In the first and main proceedings, 19 of the most influential Nazis including Hermann Göring (pictured in about December 1945) were tried.
Inquiries so far have come from everyone from historians and film producers to people searching for information on relatives who had participated in the trial, whether as witnesses, as part of the legal teams or as a defendant.
At a time when academic freedom is generally perceived to be under threat and, in the US in particular, universities are being challenged over their traditional role as places for fostering truth, the project had taken on even more significance, Deschner said.
“Of course if you’re a dyed-in-the-wool Holocaust denier, the sky’s the limit in terms of what you can come up with to argue that it didn’t happen. As people’s access to the world is so much influenced by what’s digitally accessible, and as we’re seeing the undermining of whatever might have previously passed as authentic, it’s absolutely essential that we are offering the user buttressing evidence that proves the authenticity of what they’re looking at.”
He cited the extensive documentary trail behind each trial exhibit. “There’s a government document, of which a photostat is made, which is transcribed into German, of which a typescript version is made, which is translated into English, of which there is a one-page summary.”

As for the court activity, the linguistic side offered an entirely under-researched field of its own, Deschner said. “You had the first extensive introduction of simultaneous translators, to cope with the four languages being used, then the stenographer taking down the verbatim verbiage from the translator that she’s hearing in her headset, and then someone typing it up. There were multiple layers of interpretation going on and I think very little research has been done on that.”

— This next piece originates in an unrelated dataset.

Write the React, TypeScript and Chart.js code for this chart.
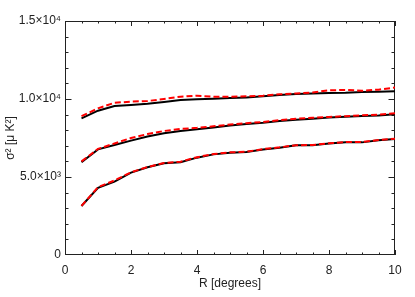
import React, { useEffect, useRef } from "react";
import { Chart, registerables } from "chart.js";

Chart.register(...registerables);

const radiusDeg = [0.5, 1, 1.5, 2, 2.5, 3, 3.5, 4, 4.5, 5, 5.5, 6, 6.5, 7, 7.5, 8, 8.5, 9, 9.5, 10];

const topBlack = [8760, 9250, 9550, 9620, 9700, 9810, 9940, 9980, 10020, 10060, 10100, 10170, 10250, 10320, 10360, 10380, 10400, 10450, 10470, 10490];
const topRed = [8900, 9400, 9760, 9830, 9870, 10000, 10150, 10210, 10150, 10150, 10170, 10210, 10300, 10350, 10420, 10560, 10580, 10530, 10600, 10730];
const midBlack = [5940, 6770, 7050, 7330, 7600, 7800, 7950, 8060, 8180, 8300, 8400, 8480, 8590, 8670, 8740, 8820, 8870, 8910, 8950, 9020];
const midRed = [6000, 6800, 7150, 7500, 7750, 7950, 8080, 8150, 8250, 8360, 8450, 8530, 8640, 8740, 8800, 8850, 8900, 8950, 9000, 9080];
const lowBlack = [3140, 4300, 4700, 5280, 5620, 5880, 5940, 6240, 6450, 6560, 6600, 6770, 6880, 7030, 7030, 7140, 7220, 7220, 7350, 7440];
const lowRed = [3150, 4350, 4780, 5300, 5640, 5900, 5980, 6270, 6470, 6580, 6620, 6790, 6900, 7040, 7050, 7160, 7240, 7250, 7370, 7460];

const yTickLabels: Record<number, string> = { 0: "0", 5000: "5.0×10³", 10000: "1.0×10⁴", 15000: "1.5×10⁴" };
const xTickValues = [0, 2, 4, 6, 8, 10];
const xMinorValues = [0.5, 1, 1.5, 2.5, 3, 3.5, 4.5, 5, 5.5, 6.5, 7, 7.5, 8.5, 9, 9.5];
const yMajorValues = [5000, 10000];
const yMinorValues = [1000, 2000, 3000, 4000, 6000, 7000, 8000, 9000, 11000, 12000, 13000, 14000];

const FONT = "'Liberation Sans', Arial, sans-serif";
const AXIS_COLOR = "#222";

const toPts = (ys: number[]) => ys.map((y, i) => ({ x: radiusDeg[i], y }));

const framePlugin = {
  id: "frame",
  beforeDatasetsDraw(chart: any) {
    const { ctx, chartArea: a, scales } = chart;
    const xs = scales.x;
    const ys = scales.y;
    ctx.save();
    ctx.strokeStyle = AXIS_COLOR;
    ctx.lineWidth = 1;
    ctx.strokeRect(a.left + 0.5, a.top + 0.5, a.right - a.left - 1, a.bottom - a.top - 1);
    ctx.beginPath();
    const xMaj = 5, xMin = 2.5, yMaj = 6.5, yMin = 3.5;
    xTickValues.forEach((v) => {
      const p = Math.round(xs.getPixelForValue(v)) + 0.5;
      ctx.moveTo(p, a.bottom); ctx.lineTo(p, a.bottom - xMaj);
      ctx.moveTo(p, a.top); ctx.lineTo(p, a.top + xMaj);
    });
    xMinorValues.forEach((v) => {
      const p = Math.round(xs.getPixelForValue(v)) + 0.5;
      ctx.moveTo(p, a.bottom); ctx.lineTo(p, a.bottom - xMin);
      ctx.moveTo(p, a.top); ctx.lineTo(p, a.top + xMin);
    });
    yMajorValues.forEach((v) => {
      const p = Math.round(ys.getPixelForValue(v)) + 0.5;
      ctx.moveTo(a.left, p); ctx.lineTo(a.left + yMaj, p);
      ctx.moveTo(a.right, p); ctx.lineTo(a.right - yMaj, p);
    });
    yMinorValues.forEach((v) => {
      const p = Math.round(ys.getPixelForValue(v)) + 0.5;
      ctx.moveTo(a.left, p); ctx.lineTo(a.left + yMin, p);
      ctx.moveTo(a.right, p); ctx.lineTo(a.right - yMin, p);
    });
    ctx.stroke();
    ctx.restore();
  },
};

export default function App() {
  const ref = useRef<HTMLCanvasElement | null>(null);
  useEffect(() => {
    document.body.style.margin = "0";
    const blackLine = (data: number[]) => ({
      data: toPts(data),
      borderColor: "#000",
      borderWidth: 2,
      pointRadius: 0,
      tension: 0,
      fill: false,
      order: 2,
    });
    const redLine = (data: number[]) => ({
      data: toPts(data),
      borderColor: "#ff0000",
      borderWidth: 2,
      borderDash: [6, 3],
      pointRadius: 0,
      tension: 0,
      fill: false,
      order: 1,
    });
    const chart = new Chart(ref.current as HTMLCanvasElement, {
      type: "line",
      data: {
        datasets: [
          blackLine(topBlack),
          blackLine(midBlack),
          blackLine(lowBlack),
          redLine(topRed),
          redLine(midRed),
          redLine(lowRed),
        ] as any,
      },
      options: {
        animation: false,
        responsive: true,
        maintainAspectRatio: false,
        layout: { padding: { top: 21, right: 20, left: 0, bottom: 0 } },
        plugins: { legend: { display: false }, tooltip: { enabled: false } },
        scales: {
          x: {
            type: "linear",
            min: 0,
            max: 10,
            grid: { display: false, drawTicks: false },
            border: { display: false },
            ticks: {
              stepSize: 2,
              maxRotation: 0,
              padding: 8,
              color: AXIS_COLOR,
              font: { family: FONT, size: 12 },
              callback: (v: any) => String(v),
            },
            title: {
              display: true,
              text: "R [degrees]",
              color: AXIS_COLOR,
              font: { family: FONT, size: 12 },
              padding: { top: 0, bottom: 6 },
            },
            afterFit: (s: any) => { s.height = 42; },
          },
          y: {
            min: 0,
            max: 15000,
            grid: { display: false, drawTicks: false },
            border: { display: false },
            ticks: {
              stepSize: 5000,
              padding: 4,
              color: AXIS_COLOR,
              font: { family: FONT, size: 12 },
              callback: (v: any) => yTickLabels[v as number] ?? "",
            },
            title: {
              display: true,
              text: "σ² [μ K²]",
              color: AXIS_COLOR,
              font: { family: FONT, size: 12 },
              padding: { top: 3, bottom: 0 },
            },
            afterFit: (s: any) => { s.width = 65; },
          },
        },
      },
      plugins: [framePlugin],
    });
    return () => chart.destroy();
  }, []);
  return (
    <div style={{ position: "fixed", left: 0, top: 0, width: 415, height: 297 }}>
      <canvas ref={ref} />
    </div>
  );
}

Amanda Watson, of Harvard law school’s library and information services, said the robust preservation of the documents as digital surrogates was not enough on its own: the knowledge had to be shared. “This collection stands as an answer to one of history’s more critical questions,” she said in a statement. “How can law rise to meet moments of international crisis? Today we ensure that answer is not locked away but available to all. When we make justice visible, we make it possible.”